There was something else: a strong sense of rootedness, so palpable that whether they were singing Davis's "Nation Once Again" or some more recently-made ballad, one was in no doubt that these were Irish songs sung by Irishmen — in every sense of the word, Irish and proud of it!

I am happy to note that the Wolfe Tones have now come to the height of their strength. The present album has some great songs: the elegant "Sí Beag, Sí Mór" — the two fairy mounds so beloved of the blind harper O'Carolan; a most attractive new song, written by Brian Warfield about Private James Daly of the Connaught Rangers, shot for his loyalty to Ireland in India; and "Bold Robert Emmet" whose bicentenary we celebrate this year.

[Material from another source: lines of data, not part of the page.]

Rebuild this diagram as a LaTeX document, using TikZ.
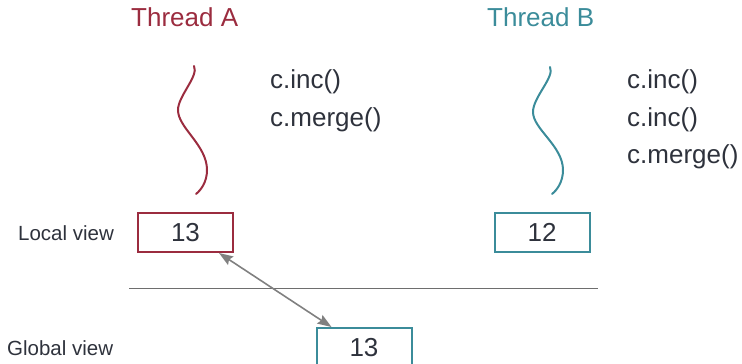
\documentclass[tikz,border=0pt]{standalone}
\usepackage{fontspec}
\setmainfont{Liberation Sans}
\usetikzlibrary{arrows.meta,calc}
\definecolor{thrA}{HTML}{9B2C3F}
\definecolor{thrB}{HTML}{3B8C9A}
\definecolor{txt}{HTML}{2E323C}
\definecolor{sepc}{HTML}{6E6E6E}
\definecolor{arrc}{HTML}{808080}
\begin{document}
\begin{tikzpicture}[x=1pt,y=-1pt,
  big/.style={font=\fontsize{26}{31}\selectfont},
  small/.style={font=\fontsize{20.5}{25}\selectfont},
  lbl/.style={inner sep=0pt, anchor=base west, text=txt},
  valbox/.style={draw, line width=2pt, minimum width=95pt, minimum height=39pt, inner sep=0pt, text=txt, big},
  thread/.style={line width=2pt, line cap=round},
  conn/.style={arrc, line width=1.6pt, {Stealth[length=14pt,width=10pt,inset=2pt]}-{Stealth[length=14pt,width=10pt,inset=2pt]}}
]
\useasboundingbox (0,0) rectangle (742,364);

% thread titles
\node[lbl, big, text=thrA] (ta) at (131,27) {Thread A};
\node[lbl, big, text=thrB] (tb) at (487,27) {Thread B};

% thread wavy lines
\draw[thread, thrA] (194,66) .. controls (199,76) and (178,96) .. (178,110)
  .. controls (178,128) and (207,145) .. (207,170)
  .. controls (207,182) and (201,190) .. (196,194);
\draw[thread, thrB] (550,67) .. controls (555,77) and (533,97) .. (533,112)
  .. controls (533,129) and (563,146) .. (563,170)
  .. controls (563,182) and (557,190) .. (552,194);

% operations
\node[lbl, big] (a1) at (270,88) {c.inc()};
\node[lbl, big] (a2) at (270,126) {c.merge()};
\node[lbl, big] (b1) at (627,88) {c.inc()};
\node[lbl, big] (b2) at (627,126) {c.inc()};
\node[lbl, big] (b3) at (627,163) {c.merge()};

% view labels
\node[lbl, small] (lv) at (18,240) {Local view};
\node[lbl, small] (gv) at (7,355) {Global view};

% boxes
\node[valbox, draw=thrA] (la) at (185.5,232.5) {13};
\node[valbox, draw=thrB] (lb) at (542,232.5) {12};
\node[valbox, draw=thrB] (gl) at (364,347.5) {13};

% separator
\coordinate (s1) at (129,288.5);
\coordinate (s2) at (598,288.5);
\draw[sepc, line width=1.2pt] (s1) -- (s2);

% arrow
\draw[conn] ([xshift=-15pt]la.south east) -- ([xshift=16pt]gl.north west);
\end{tikzpicture}
\end{document}
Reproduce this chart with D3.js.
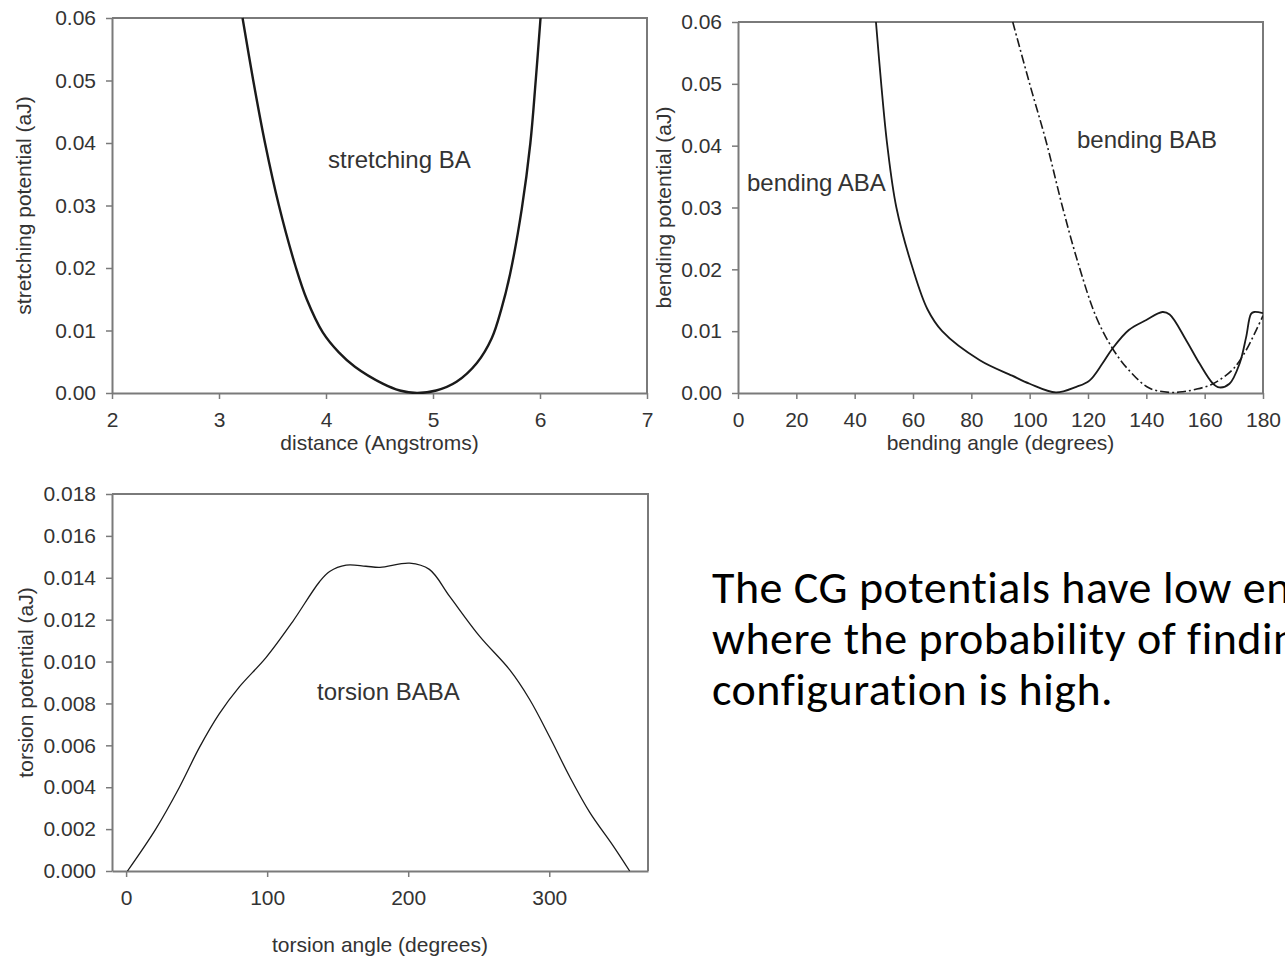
<!DOCTYPE html>
<html>
<head>
<meta charset="utf-8">
<script src="https://cdn.jsdelivr.net/npm/d3@7"></script>
<style>
  html, body { margin: 0; padding: 0; background: #fff; overflow: hidden; }
  svg { display: block; }
  .tick text { font-family: "Liberation Sans", Arial, sans-serif; font-size: 21px; fill: #333; }
</style>
</head>
<body>
<svg id="chart" width="1285" height="957"></svg>
<script>
// ---------- data ----------
const stretchX = [3.22, 3.32, 3.43, 3.56, 3.72, 3.82, 3.97, 4.12, 4.27, 4.53, 4.69, 4.85, 5.03, 5.22, 5.41, 5.55, 5.64, 5.72, 5.83, 5.91, 5.96, 6.005];
const stretchY = [0.06, 0.05, 0.04, 0.03, 0.02, 0.015, 0.0097, 0.0065, 0.0042, 0.0015, 0.0004, 0.0, 0.0004, 0.0018, 0.0048, 0.0088, 0.0135, 0.019, 0.0295, 0.04, 0.05, 0.06];

const abaX = [47.3, 49.1, 51.2, 54.3, 60, 65, 70, 82.9, 94, 100, 109, 116, 120.5, 125, 128.4, 134, 140, 145.5, 148, 153.7, 158.2, 162.7, 165, 168.5, 172, 174.2, 175.9, 177, 180];
const abaY = [0.06, 0.05, 0.04, 0.03, 0.02, 0.0135, 0.01, 0.0053, 0.0028, 0.0015, 0.0001, 0.001, 0.002, 0.0048, 0.0072, 0.0102, 0.0118, 0.0131, 0.0127, 0.0085, 0.0048, 0.0016, 0.0009, 0.0015, 0.0048, 0.009, 0.0128, 0.0131, 0.0129];

const babX = [94.2, 100, 105.8, 111.3, 117, 122.8, 128.4, 134, 141, 148, 152.5, 157, 162, 166, 170, 174.2, 177.6, 180];
const babY = [0.06, 0.05, 0.0404, 0.030, 0.0204, 0.0123, 0.0072, 0.0037, 0.0008, 0.0001, 0.0002, 0.0006, 0.0013, 0.0024, 0.0040, 0.0069, 0.0101, 0.0125];

const torX = [1, 21, 37.8, 52, 66, 80.4, 99.3, 118, 137, 144.3, 156, 170, 180, 201, 215, 229.5, 250.7, 272, 286, 300.3, 314.5, 328.7, 345.3, 357];
const torY = [0, 0.002, 0.004, 0.0059, 0.0075, 0.0088, 0.0102, 0.0119, 0.0138, 0.0143, 0.0146, 0.01455, 0.0145, 0.0147, 0.0144, 0.0131, 0.0112, 0.0096, 0.0082, 0.0064, 0.0045, 0.0028, 0.0012, 0];

const ticksStretchX = [2, 3, 4, 5, 6, 7];
const ticksStretchY = [0, 0.01, 0.02, 0.03, 0.04, 0.05, 0.06];
const ticksBendX = [0, 20, 40, 60, 80, 100, 120, 140, 160, 180];
const ticksBendY = [0, 0.01, 0.02, 0.03, 0.04, 0.05, 0.06];
const ticksTorX = [0, 100, 200, 300];
const ticksTorY = [0, 0.002, 0.004, 0.006, 0.008, 0.010, 0.012, 0.014, 0.016, 0.018];

const bodyLines = [
  "The CG potentials have low energy",
  "where the probability of finding the",
  "configuration is high."
];

// ---------- drawing ----------
const svg = d3.select("#chart");
const FONT = '"Liberation Sans", Arial, sans-serif';
const AXIS_COLOR = "#7a7a7a";
let clipId = 0;

function panel(opt) {
  const x = d3.scaleLinear().domain(opt.xDomain).range([opt.left, opt.right]);
  const y = d3.scaleLinear().domain(opt.yDomain).range([opt.bottom, opt.top]);
  const g = svg.append("g");
  const cid = "clip" + (clipId++);
  g.append("clipPath").attr("id", cid).append("rect")
    .attr("x", opt.left).attr("y", opt.top - 1)
    .attr("width", opt.right - opt.left).attr("height", opt.bottom - opt.top + 2);

  // frame (top + right)
  g.append("path")
    .attr("d", `M${opt.left},${opt.top}H${opt.right}V${opt.bottom}`)
    .attr("fill", "none").attr("stroke", AXIS_COLOR).attr("stroke-width", 2);

  const xa = g.append("g").attr("transform", `translate(0,${opt.bottom})`)
    .call(d3.axisBottom(x).tickValues(opt.xTicks).tickSize(6).tickPadding(13).tickFormat(d3.format("d")).tickSizeOuter(0));
  const ya = g.append("g").attr("transform", `translate(${opt.left},0)`)
    .call(d3.axisLeft(y).tickValues(opt.yTicks).tickSize(6).tickPadding(10).tickFormat(d3.format(opt.yFmt)).tickSizeOuter(0));
  [xa, ya].forEach(a => {
    a.select(".domain").attr("stroke", AXIS_COLOR).attr("stroke-width", 2);
    a.selectAll(".tick line").attr("stroke", AXIS_COLOR).attr("stroke-width", 1.5);
  });

  // axis titles
  g.append("text")
    .attr("x", (opt.left + opt.right) / 2).attr("y", opt.xTitleY)
    .attr("text-anchor", "middle").attr("font-family", FONT).attr("font-size", 21).attr("fill", "#333")
    .text(opt.xTitle);
  g.append("text")
    .attr("transform", `translate(${opt.yTitleX},${(opt.top + opt.bottom) / 2}) rotate(-90)`)
    .attr("text-anchor", "middle").attr("dy", "0.35em").attr("font-family", FONT).attr("font-size", 21).attr("fill", "#333")
    .text(opt.yTitle);

  const line = d3.line().x(d => x(d[0])).y(d => y(d[1])).curve(d3.curveCatmullRom.alpha(0.5));
  const lg = g.append("g").attr("clip-path", `url(#${cid})`);
  opt.series.forEach(s => {
    const pts = s.xs.map((v, i) => [v, s.ys[i]]);
    lg.append("path").datum(pts).attr("d", line)
      .attr("fill", "none").attr("stroke", "#1a1a1a")
      .attr("stroke-width", s.width).attr("stroke-dasharray", s.dash || null)
      .attr("stroke-linejoin", "round");
  });
  opt.labels.forEach(l => {
    g.append("text").attr("x", l.x).attr("y", l.y)
      .attr("font-family", FONT).attr("font-size", 24).attr("fill", "#333").text(l.text);
  });
}

panel({
  left: 112, right: 647, top: 18, bottom: 393,
  xDomain: [2, 7], yDomain: [0, 0.06],
  xTicks: ticksStretchX, yTicks: ticksStretchY, yFmt: ".2f",
  xTitle: "distance (Angstroms)", xTitleY: 450,
  yTitle: "stretching potential (aJ)", yTitleX: 24,
  series: [{ xs: stretchX, ys: stretchY, width: 2.4 }],
  labels: [{ x: 328, y: 168, text: "stretching BA" }]
});

panel({
  left: 738, right: 1263, top: 22, bottom: 393,
  xDomain: [0, 180], yDomain: [0, 0.06],
  xTicks: ticksBendX, yTicks: ticksBendY, yFmt: ".2f",
  xTitle: "bending angle (degrees)", xTitleY: 450,
  yTitle: "bending potential (aJ)", yTitleX: 664,
  series: [
    { xs: abaX, ys: abaY, width: 1.8 },
    { xs: babX, ys: babY, width: 1.6, dash: "9,3,2,3" }
  ],
  labels: [{ x: 747, y: 191, text: "bending ABA" }, { x: 1077, y: 148, text: "bending BAB" }]
});

panel({
  left: 112, right: 648, top: 494, bottom: 871,
  xDomain: [-10, 370], yDomain: [0, 0.018],
  xTicks: ticksTorX, yTicks: ticksTorY, yFmt: ".3f",
  xTitle: "torsion angle (degrees)", xTitleY: 952,
  yTitle: "torsion potential (aJ)", yTitleX: 26,
  series: [{ xs: torX, ys: torY, width: 1.3 }],
  labels: [{ x: 317, y: 700, text: "torsion BABA" }]
});

// body text
const body = svg.append("text")
  .attr("font-family", "Carlito, Calibri, Lato, sans-serif")
  .attr("font-size", 46).attr("letter-spacing", 0.5).attr("fill", "#000");
bodyLines.forEach((t, i) => {
  body.append("tspan").attr("x", 712).attr("y", 603 + i * 51).text(t);
});
</script>
</body>
</html>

There are also other great songs of the past, given new life in this album by the Wolfe Tones exciting arrangements: "General Munroe", a song about the '98 Rising up North; "The West's Awake"; the Irish drinking song "Tá na Lá" — all of them songs that people have sung in thisland for generations. No song lasts that long without good reason.

Recent years saw much new thinking in the cultural life of Ireland, some of it questioning the very basis of what Irishness means. The Wolfe Tones, I am happy to see, were never in any doubt about that. For this reason, they join in my mind with the company of other great Irishmen of the past — Brendan Behan, Francis MacManus, Cathal Bui Mac Giolla Gunna, the man who wrote about the yellow bittern who died of thirst. Irish indeed and proud of it; not solemn nor sour about it; no, but not apologetic about it either!

Right now, we can do with a good stiff injection of this kind of national self-confidence. We're a small people perched on a rock away out in the Atlantic, with mighty noises all around us. People in situations like that need something to keep their heart up. That's how they can face the world. The Wolfe Tones face it with verve and style!